## WHAT YOU SHOULD DO
Your task is to reproduce, verbatim and without pictures, the lines from the opening of the listing through the line containing "const seriesY = [s1y, s2y, s3y, s4y, s5y];".

──────────

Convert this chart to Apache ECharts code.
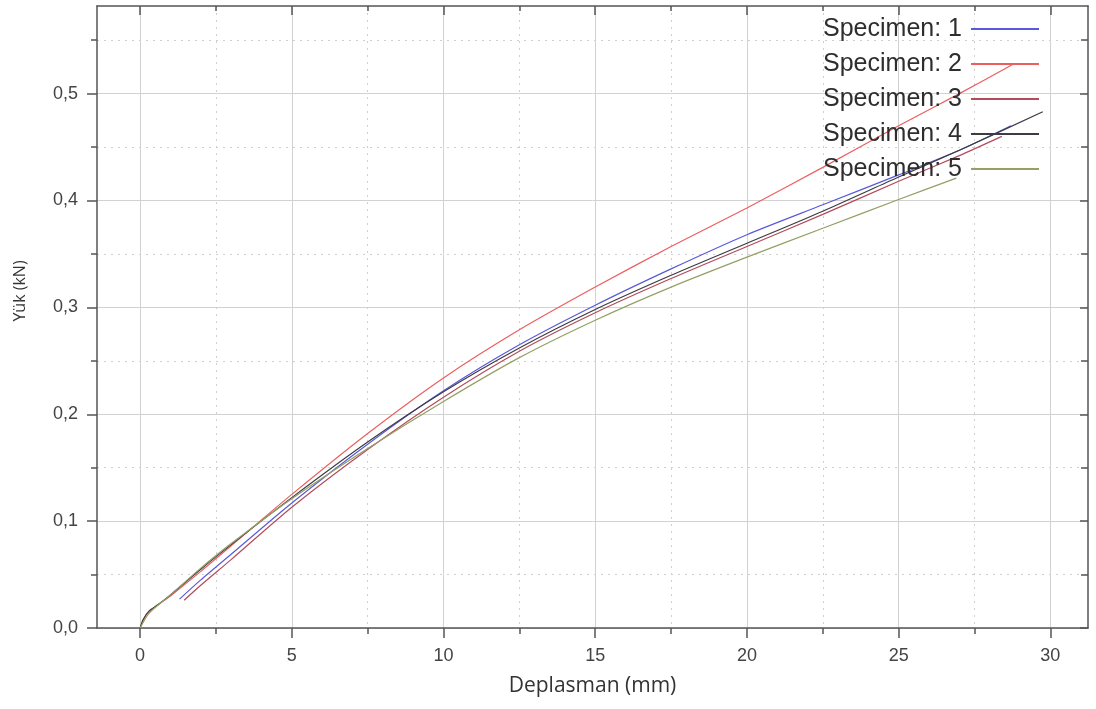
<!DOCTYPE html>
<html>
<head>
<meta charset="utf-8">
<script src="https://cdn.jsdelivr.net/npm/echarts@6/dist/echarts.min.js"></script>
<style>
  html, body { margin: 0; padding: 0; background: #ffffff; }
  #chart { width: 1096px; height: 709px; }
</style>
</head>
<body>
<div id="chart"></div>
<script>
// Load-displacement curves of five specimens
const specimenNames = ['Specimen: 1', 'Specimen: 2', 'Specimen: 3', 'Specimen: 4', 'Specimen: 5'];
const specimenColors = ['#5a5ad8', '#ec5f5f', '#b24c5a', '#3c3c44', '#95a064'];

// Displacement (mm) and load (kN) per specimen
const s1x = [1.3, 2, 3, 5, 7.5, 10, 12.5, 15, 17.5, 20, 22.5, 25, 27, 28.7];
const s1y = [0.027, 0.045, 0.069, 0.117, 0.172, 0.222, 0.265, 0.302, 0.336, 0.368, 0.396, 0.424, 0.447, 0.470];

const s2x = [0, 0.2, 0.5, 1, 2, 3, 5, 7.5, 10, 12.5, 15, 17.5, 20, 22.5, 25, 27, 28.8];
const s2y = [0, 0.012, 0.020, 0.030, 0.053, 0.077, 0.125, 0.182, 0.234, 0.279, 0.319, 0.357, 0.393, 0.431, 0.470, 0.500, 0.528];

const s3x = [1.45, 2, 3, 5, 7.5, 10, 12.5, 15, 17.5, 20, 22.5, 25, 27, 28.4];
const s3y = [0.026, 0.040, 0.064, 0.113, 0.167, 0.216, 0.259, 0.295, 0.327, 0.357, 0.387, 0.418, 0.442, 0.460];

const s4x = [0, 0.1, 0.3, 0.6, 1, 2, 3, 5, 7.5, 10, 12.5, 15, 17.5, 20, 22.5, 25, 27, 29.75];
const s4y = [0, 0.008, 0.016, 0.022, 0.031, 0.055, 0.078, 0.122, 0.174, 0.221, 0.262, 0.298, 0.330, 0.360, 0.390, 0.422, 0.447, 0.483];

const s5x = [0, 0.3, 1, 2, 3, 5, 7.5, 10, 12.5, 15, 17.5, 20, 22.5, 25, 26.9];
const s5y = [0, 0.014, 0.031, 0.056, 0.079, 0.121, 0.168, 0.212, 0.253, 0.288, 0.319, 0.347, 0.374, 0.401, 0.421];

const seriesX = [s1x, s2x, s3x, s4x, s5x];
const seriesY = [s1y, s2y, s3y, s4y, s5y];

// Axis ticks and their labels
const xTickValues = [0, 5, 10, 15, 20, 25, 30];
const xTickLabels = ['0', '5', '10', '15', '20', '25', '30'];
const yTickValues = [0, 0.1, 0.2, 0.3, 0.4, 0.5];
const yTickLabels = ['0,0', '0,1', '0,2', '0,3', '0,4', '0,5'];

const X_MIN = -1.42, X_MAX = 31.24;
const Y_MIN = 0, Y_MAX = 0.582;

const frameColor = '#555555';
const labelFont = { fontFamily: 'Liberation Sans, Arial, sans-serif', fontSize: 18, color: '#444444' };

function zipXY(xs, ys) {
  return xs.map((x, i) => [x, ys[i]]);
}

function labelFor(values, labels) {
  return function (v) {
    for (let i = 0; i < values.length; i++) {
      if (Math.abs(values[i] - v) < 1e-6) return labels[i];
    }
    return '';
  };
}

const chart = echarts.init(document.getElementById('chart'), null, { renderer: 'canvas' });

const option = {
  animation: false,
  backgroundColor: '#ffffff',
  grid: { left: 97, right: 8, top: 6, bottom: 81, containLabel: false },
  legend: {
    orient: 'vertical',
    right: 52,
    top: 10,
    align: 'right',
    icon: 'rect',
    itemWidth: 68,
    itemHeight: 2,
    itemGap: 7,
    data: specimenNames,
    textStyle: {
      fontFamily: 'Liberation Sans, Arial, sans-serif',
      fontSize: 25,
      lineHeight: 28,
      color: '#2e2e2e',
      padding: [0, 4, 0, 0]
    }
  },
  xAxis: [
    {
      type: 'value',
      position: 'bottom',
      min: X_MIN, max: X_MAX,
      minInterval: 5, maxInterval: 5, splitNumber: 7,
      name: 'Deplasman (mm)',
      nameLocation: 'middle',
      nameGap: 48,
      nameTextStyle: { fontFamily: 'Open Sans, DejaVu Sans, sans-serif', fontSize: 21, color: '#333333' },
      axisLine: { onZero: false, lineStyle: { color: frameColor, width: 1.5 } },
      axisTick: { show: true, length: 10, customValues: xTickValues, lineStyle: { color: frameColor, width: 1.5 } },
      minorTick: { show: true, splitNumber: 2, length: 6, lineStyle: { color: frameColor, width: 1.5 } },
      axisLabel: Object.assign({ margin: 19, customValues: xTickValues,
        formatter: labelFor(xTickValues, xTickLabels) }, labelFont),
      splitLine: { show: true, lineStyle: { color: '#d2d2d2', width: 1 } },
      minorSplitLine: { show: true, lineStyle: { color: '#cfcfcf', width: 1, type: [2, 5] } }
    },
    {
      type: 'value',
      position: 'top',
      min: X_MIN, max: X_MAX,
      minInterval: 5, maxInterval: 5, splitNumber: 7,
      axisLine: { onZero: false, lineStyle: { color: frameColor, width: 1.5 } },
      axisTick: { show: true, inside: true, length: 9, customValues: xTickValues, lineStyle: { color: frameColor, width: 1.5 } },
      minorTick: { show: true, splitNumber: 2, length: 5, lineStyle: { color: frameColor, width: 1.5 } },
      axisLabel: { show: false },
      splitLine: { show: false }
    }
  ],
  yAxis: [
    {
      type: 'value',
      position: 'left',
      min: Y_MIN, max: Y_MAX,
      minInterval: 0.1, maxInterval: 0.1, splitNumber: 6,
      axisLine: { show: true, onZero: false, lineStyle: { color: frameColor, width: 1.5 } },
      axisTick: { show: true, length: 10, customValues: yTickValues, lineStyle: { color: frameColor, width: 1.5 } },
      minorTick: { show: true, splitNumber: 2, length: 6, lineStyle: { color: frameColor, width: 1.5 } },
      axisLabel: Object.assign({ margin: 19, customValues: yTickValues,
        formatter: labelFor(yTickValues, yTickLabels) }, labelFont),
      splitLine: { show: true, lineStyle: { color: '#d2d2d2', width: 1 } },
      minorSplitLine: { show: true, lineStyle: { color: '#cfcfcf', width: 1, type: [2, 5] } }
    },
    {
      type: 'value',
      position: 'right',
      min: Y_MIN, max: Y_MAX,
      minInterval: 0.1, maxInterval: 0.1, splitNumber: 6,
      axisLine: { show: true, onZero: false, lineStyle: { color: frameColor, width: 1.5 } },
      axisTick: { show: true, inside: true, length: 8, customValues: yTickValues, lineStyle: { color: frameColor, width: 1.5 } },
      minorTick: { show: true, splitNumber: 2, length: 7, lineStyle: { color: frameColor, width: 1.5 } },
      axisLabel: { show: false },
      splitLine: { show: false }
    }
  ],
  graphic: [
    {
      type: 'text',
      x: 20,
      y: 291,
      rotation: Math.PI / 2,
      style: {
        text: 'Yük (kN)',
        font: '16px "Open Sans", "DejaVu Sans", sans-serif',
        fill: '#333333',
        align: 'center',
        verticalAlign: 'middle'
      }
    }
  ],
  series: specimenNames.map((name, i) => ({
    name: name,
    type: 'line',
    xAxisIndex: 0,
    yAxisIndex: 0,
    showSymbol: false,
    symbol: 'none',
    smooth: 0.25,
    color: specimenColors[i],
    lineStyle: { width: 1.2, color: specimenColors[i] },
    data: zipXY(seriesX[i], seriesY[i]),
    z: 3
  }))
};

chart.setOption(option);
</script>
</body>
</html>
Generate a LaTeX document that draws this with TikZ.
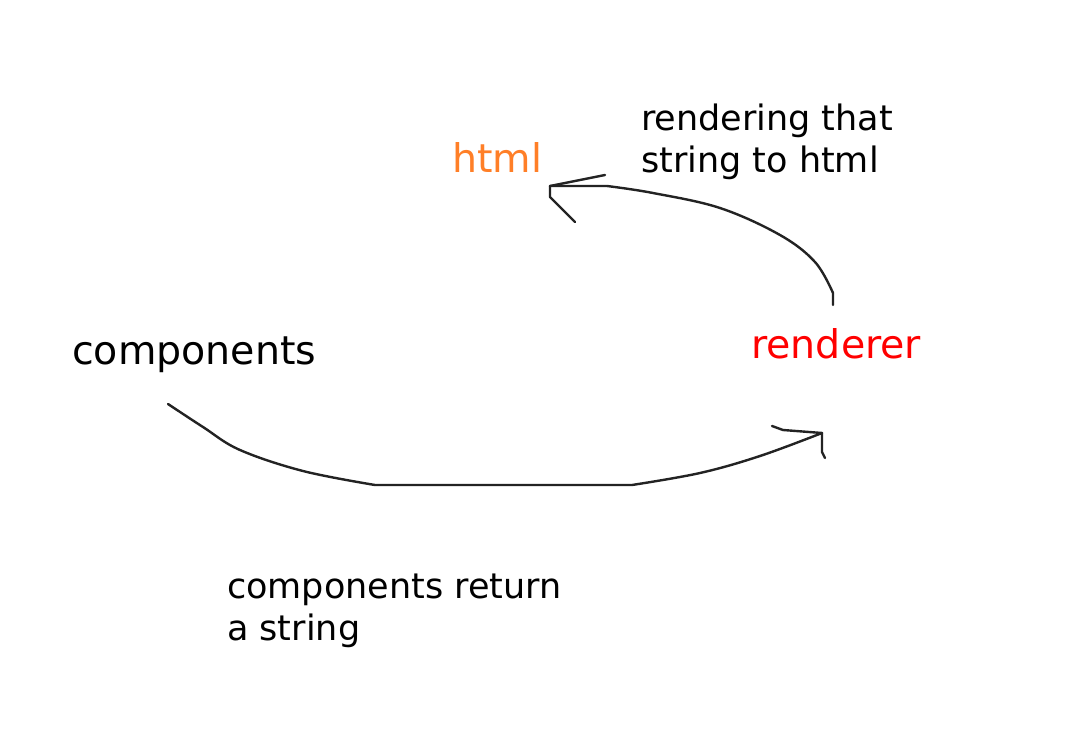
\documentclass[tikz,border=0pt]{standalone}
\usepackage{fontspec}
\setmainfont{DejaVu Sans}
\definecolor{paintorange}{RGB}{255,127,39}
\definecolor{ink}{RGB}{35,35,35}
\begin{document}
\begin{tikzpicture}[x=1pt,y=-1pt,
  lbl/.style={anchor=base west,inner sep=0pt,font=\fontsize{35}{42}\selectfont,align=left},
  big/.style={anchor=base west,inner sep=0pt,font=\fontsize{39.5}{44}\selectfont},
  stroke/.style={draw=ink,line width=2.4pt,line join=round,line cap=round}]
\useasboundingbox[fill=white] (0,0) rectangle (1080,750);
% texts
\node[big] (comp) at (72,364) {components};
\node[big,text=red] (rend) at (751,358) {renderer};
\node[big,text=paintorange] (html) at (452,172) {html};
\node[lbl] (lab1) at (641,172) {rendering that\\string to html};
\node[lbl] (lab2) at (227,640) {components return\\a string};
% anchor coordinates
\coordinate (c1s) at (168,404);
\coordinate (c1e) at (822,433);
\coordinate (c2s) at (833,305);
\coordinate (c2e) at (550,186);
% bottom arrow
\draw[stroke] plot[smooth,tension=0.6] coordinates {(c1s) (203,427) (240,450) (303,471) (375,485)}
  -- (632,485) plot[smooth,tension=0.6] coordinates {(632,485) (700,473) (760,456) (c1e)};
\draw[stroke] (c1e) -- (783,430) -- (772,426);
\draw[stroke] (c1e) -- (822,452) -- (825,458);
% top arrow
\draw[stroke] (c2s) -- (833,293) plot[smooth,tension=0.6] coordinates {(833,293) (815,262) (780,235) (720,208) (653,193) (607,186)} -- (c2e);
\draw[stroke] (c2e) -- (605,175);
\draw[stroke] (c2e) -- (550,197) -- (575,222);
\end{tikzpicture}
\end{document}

──────────

## RESPONSE TO THIS TASK
Convert this chart to Apache ECharts code.
<!DOCTYPE html>
<html>
<head>
<meta charset="utf-8">
<script src="https://cdn.jsdelivr.net/npm/echarts@6/dist/echarts.min.js"></script>
<style>
  html, body { margin: 0; padding: 0; background: #ffffff; }
  #chart { width: 1096px; height: 709px; }
</style>
</head>
<body>
<div id="chart"></div>
<script>
// Load-displacement curves of five specimens
const specimenNames = ['Specimen: 1', 'Specimen: 2', 'Specimen: 3', 'Specimen: 4', 'Specimen: 5'];
const specimenColors = ['#5a5ad8', '#ec5f5f', '#b24c5a', '#3c3c44', '#95a064'];

// Displacement (mm) and load (kN) per specimen
const s1x = [1.3, 2, 3, 5, 7.5, 10, 12.5, 15, 17.5, 20, 22.5, 25, 27, 28.7];
const s1y = [0.027, 0.045, 0.069, 0.117, 0.172, 0.222, 0.265, 0.302, 0.336, 0.368, 0.396, 0.424, 0.447, 0.470];

const s2x = [0, 0.2, 0.5, 1, 2, 3, 5, 7.5, 10, 12.5, 15, 17.5, 20, 22.5, 25, 27, 28.8];
const s2y = [0, 0.012, 0.020, 0.030, 0.053, 0.077, 0.125, 0.182, 0.234, 0.279, 0.319, 0.357, 0.393, 0.431, 0.470, 0.500, 0.528];

const s3x = [1.45, 2, 3, 5, 7.5, 10, 12.5, 15, 17.5, 20, 22.5, 25, 27, 28.4];
const s3y = [0.026, 0.040, 0.064, 0.113, 0.167, 0.216, 0.259, 0.295, 0.327, 0.357, 0.387, 0.418, 0.442, 0.460];

const s4x = [0, 0.1, 0.3, 0.6, 1, 2, 3, 5, 7.5, 10, 12.5, 15, 17.5, 20, 22.5, 25, 27, 29.75];
const s4y = [0, 0.008, 0.016, 0.022, 0.031, 0.055, 0.078, 0.122, 0.174, 0.221, 0.262, 0.298, 0.330, 0.360, 0.390, 0.422, 0.447, 0.483];

const s5x = [0, 0.3, 1, 2, 3, 5, 7.5, 10, 12.5, 15, 17.5, 20, 22.5, 25, 26.9];
const s5y = [0, 0.014, 0.031, 0.056, 0.079, 0.121, 0.168, 0.212, 0.253, 0.288, 0.319, 0.347, 0.374, 0.401, 0.421];

const seriesX = [s1x, s2x, s3x, s4x, s5x];
const seriesY = [s1y, s2y, s3y, s4y, s5y];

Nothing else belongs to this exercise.